[OpenAFS] File locking in AFS
Karthik, R
r.karthik@digital.com
Wed, 19 Sep 2001 19:25:47 +0530
Hi Craig,
>>>The way locking works is strictly advisory: possession of locks is
>>>independent of whether I/O may be done on the file.
Does this mean a file can be written to even if a client has a read-lock on
the file? Please clarify.
-Karthik
-----Original Message-----
From: Craig_Everhart@transarc.com [mailto:Craig_Everhart@transarc.com]
Sent: Wednesday, September 19, 2001 7:09 PM
To: Openafs-Info (E-mail); Karthik, R
Subject: Re: [OpenAFS] File locking in AFS
Sure, read and write locks work fine with AFS with the caveat that locks
on subranges of the file don't work. That is, if you read-lock or
write-lock the whole range of a file, that works fine, but if you
read-lock or write-lock a byte range smaller than the entire file, the
lock request is *ignored.*
The way locking works is strictly advisory: possession of locks is
independent of whether I/O may be done on the file.
On Unix@-(tm), fcntl() and/or lockf() calls may be used to set locks.

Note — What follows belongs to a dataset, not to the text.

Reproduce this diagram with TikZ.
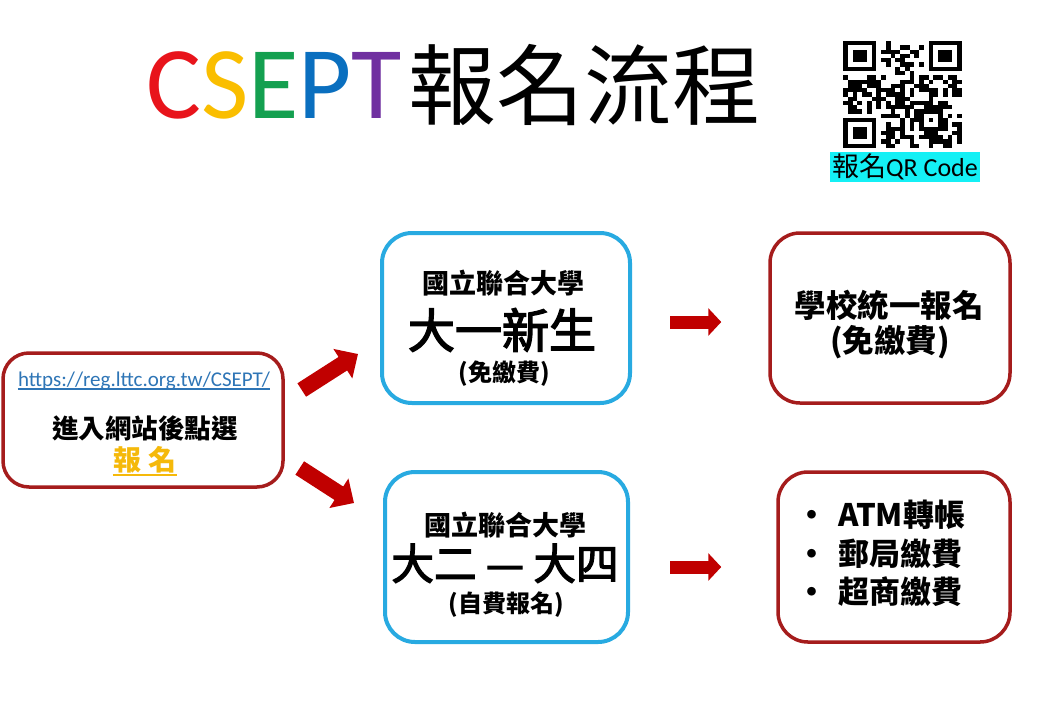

Locks are held until released by the calling client (or by a crash or
the like), so a held read-lock is not invalidated by a write-lock
request. Instead, the write-lock is denied. The strategy is that
read-locks can be shared (held concurrently by multiple applications,
potentially on many clients) while write-locks are exclusive (held by at
most one application on one client at a time). Furthermore, read-locks
and write-locks exclude one another.